Grand Island, NE As the temperature drops, the chances of home fires heats up. Fire departments say Winter is their busiest time of year for structure fires.

Grand Island Fire Chief Cory Schmidt said that Grand Island is actually seeing a slow year so far in house fires. However, that's not due to better precautions. He said we've just been lucky.

Keeping warm in the Winter can come down to the proper equipment. But if it's not working properly, that equipment can lead to a deadly blaze.

Schmidt said, "Heating units such as furnaces, space heaters, fire places are a big one. A lot of times it's due to maintenance issues. We always recommend to have your furnace, fireplace, chimneys, everything like that inspected by a professional at the beginning of the year."
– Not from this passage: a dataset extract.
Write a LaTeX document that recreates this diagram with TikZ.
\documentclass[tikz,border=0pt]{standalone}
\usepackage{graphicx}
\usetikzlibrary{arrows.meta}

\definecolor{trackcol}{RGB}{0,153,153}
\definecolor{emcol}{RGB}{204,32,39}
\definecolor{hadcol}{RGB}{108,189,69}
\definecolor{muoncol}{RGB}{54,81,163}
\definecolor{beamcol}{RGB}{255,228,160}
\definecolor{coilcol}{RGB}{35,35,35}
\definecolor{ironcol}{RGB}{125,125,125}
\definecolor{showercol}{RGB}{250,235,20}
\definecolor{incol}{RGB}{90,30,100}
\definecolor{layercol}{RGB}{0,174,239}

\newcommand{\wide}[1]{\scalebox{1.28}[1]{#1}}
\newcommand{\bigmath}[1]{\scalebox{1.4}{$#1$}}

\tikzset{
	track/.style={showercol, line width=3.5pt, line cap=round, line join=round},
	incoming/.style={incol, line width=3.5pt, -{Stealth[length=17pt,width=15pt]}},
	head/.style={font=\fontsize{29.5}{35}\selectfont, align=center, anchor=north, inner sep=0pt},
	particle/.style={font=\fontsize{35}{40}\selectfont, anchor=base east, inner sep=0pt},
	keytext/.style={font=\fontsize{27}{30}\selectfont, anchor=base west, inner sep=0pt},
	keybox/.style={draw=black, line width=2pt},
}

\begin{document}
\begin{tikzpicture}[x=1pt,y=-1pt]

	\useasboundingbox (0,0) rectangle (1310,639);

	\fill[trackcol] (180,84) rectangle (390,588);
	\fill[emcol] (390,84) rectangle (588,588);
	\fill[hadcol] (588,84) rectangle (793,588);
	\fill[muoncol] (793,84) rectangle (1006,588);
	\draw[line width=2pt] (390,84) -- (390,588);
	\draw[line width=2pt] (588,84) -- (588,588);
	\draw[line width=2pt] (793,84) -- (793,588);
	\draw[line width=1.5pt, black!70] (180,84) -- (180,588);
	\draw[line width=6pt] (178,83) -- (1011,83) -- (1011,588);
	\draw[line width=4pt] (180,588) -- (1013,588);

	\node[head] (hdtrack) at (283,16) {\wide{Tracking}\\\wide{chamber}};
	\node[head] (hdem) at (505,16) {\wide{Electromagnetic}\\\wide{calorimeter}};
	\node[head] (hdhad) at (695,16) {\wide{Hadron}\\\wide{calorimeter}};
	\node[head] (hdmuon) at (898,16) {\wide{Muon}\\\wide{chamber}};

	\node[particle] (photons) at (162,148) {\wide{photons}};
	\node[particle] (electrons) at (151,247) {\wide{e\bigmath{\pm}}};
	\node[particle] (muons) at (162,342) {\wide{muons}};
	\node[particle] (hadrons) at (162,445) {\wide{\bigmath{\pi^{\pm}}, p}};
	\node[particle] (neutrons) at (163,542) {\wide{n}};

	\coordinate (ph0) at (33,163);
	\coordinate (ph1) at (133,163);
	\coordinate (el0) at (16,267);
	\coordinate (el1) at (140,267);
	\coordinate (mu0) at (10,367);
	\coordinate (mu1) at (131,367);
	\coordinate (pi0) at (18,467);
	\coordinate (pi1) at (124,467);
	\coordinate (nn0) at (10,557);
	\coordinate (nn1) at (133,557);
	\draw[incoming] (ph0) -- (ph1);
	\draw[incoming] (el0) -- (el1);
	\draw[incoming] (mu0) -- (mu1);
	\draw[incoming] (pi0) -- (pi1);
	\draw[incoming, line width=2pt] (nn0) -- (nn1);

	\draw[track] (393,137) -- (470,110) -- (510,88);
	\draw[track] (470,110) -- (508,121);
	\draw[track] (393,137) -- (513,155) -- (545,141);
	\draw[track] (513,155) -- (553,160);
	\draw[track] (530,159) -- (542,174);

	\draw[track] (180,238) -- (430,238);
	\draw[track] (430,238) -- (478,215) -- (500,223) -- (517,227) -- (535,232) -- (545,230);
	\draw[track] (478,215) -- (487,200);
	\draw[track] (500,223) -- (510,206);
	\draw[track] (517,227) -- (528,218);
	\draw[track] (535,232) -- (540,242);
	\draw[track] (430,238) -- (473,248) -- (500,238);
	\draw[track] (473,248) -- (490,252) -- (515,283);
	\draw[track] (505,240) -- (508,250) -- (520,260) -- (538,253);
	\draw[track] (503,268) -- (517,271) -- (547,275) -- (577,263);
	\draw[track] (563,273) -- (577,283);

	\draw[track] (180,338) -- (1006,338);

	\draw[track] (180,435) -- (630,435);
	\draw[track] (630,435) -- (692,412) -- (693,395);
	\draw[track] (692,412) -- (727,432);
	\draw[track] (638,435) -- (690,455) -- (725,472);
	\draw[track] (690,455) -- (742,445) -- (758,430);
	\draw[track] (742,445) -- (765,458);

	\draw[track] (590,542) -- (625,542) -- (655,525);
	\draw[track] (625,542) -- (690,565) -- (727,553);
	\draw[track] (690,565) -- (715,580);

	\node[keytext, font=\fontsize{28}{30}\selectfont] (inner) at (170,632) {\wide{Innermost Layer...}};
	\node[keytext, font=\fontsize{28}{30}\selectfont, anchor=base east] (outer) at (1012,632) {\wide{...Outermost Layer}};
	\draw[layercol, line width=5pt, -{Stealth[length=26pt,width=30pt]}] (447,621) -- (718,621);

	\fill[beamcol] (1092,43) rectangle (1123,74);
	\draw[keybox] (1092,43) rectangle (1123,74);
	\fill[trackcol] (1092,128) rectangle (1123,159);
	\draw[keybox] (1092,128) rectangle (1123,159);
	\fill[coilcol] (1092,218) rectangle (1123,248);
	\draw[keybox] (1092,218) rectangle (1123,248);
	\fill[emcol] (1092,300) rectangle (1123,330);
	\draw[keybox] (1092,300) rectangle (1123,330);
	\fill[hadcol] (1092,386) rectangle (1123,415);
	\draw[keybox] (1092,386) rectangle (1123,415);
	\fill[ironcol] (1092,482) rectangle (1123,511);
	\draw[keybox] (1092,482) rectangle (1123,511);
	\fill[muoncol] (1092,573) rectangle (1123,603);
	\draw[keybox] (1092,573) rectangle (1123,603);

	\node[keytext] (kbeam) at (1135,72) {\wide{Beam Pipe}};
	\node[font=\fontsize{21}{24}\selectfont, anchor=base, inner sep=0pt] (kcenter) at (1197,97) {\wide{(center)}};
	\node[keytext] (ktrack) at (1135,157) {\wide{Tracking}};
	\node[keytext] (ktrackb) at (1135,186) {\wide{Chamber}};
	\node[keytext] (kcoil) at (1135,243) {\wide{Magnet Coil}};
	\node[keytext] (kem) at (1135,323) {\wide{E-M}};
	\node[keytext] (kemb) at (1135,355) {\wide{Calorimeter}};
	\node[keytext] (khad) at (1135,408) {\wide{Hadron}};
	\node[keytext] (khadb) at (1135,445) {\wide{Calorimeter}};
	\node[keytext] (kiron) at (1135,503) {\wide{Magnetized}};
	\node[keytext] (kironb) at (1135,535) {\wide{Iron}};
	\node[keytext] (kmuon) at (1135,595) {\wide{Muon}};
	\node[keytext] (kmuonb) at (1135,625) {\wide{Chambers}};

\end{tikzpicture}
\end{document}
While heating units are the number one cause of home fires in Winter, a close second is electrical issues, especially with extra devices running.

"A lot of people don't understand that space heaters often time take quite a bit of energy to run. That big draw in power causes that wiring to heat up in a wall so anytime we're plugging in and running more than we normally do and we experience circuits or fuses popping or tripping, chances are there's a reason for that," said Schmidt.
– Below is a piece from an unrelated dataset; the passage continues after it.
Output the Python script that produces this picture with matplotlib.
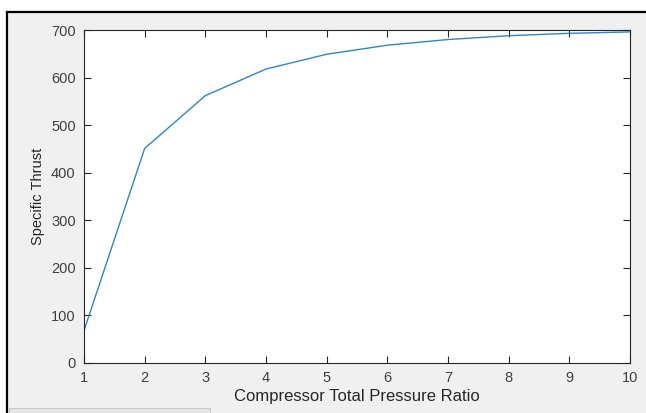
import matplotlib.pyplot as plt
from matplotlib.patches import Rectangle
from matplotlib.lines import Line2D

# compressor total pressure ratio vs specific thrust
pressure_ratio = [1, 2, 3, 4, 5, 6, 7, 8, 9, 10]
specific_thrust = [68, 451, 562, 618, 649, 668, 680, 688, 693, 696]

x_ticks = [1, 2, 3, 4, 5, 6, 7, 8, 9, 10]
y_ticks = [0, 100, 200, 300, 400, 500, 600, 700]

plt.rcParams['font.family'] = ['Liberation Sans', 'DejaVu Sans']

fig = plt.figure(figsize=(6.46, 4.13), dpi=100)
fig.patch.set_facecolor('white')

# grey MATLAB window area with black frame (screenshot look)
fig.add_artist(Rectangle((7 / 646, 0), 1, 1 - 12 / 413, transform=fig.transFigure,
                         facecolor='#f0f0f0', edgecolor='none', zorder=0))
fig.add_artist(Line2D([7 / 646, 1], [1 - 12 / 413, 1 - 12 / 413], transform=fig.transFigure,
                      color='black', lw=1.6))
fig.add_artist(Line2D([7 / 646, 7 / 646], [0, 1 - 12 / 413], transform=fig.transFigure,
                      color='black', lw=1.6))
fig.add_artist(Rectangle((9 / 646, 0), 201 / 646, 5 / 413, transform=fig.transFigure,
                         facecolor='#e6e6e6', edgecolor='#c8c8c8', lw=0.8))

ax = fig.add_axes([84 / 646, 50 / 413, 546 / 646, 333 / 413])
ax.set_facecolor('white')
ax.plot(pressure_ratio, specific_thrust, color='#2f86c8', lw=1.0)

ax.set_xlim(1, 10)
ax.set_ylim(0, 700)
ax.set_xticks(x_ticks)
ax.set_yticks(y_ticks)
ax.tick_params(direction='in', length=5, width=0.8, top=True, right=True,
               labelsize=10.5, colors='#262626', labelcolor='#404040')
ax.tick_params(axis='x', pad=6)
ax.tick_params(axis='y', pad=6)
for s in ax.spines.values():
    s.set_color('#262626')
    s.set_linewidth(0.8)

ax.set_xlabel('Compressor Total Pressure Ratio', fontsize=12, color='#262626', labelpad=3)
ax.set_ylabel('Specific Thrust', fontsize=10.5, color='#262626', labelpad=4)

fig.savefig('out.png', dpi=100, facecolor=fig.get_facecolor())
Another big issue during the holidays is trying to use one outlet to power multiple things.

"If you do have to plug in more than one item in an outlet, make sure that that outlet is rated for it," Schmidt said. "Don't use those multi-plug adapters, use a surge protector type device instead. It's going to be a lot safer."

The best way to protect your home from a fire is something that does not change no matter the temperature.

Schmidt said, "We always preach smoke detectors on every floor, in each bedroom and outside the sleeping areas. It does take some time, but certain items such as a dry Christmas tree or outlet in a wall, that fire has either a real good chance of getting a quick start or is hidden for a while is dangerous."

Another important device is at least one carbon monoxide detector in the home, but Schmidt recommends one on each level.

Schmidt said his hope for the future is to do home inspections by request. Right now if you want your home inspected, the fire department will do it, but only when time and personnel allow.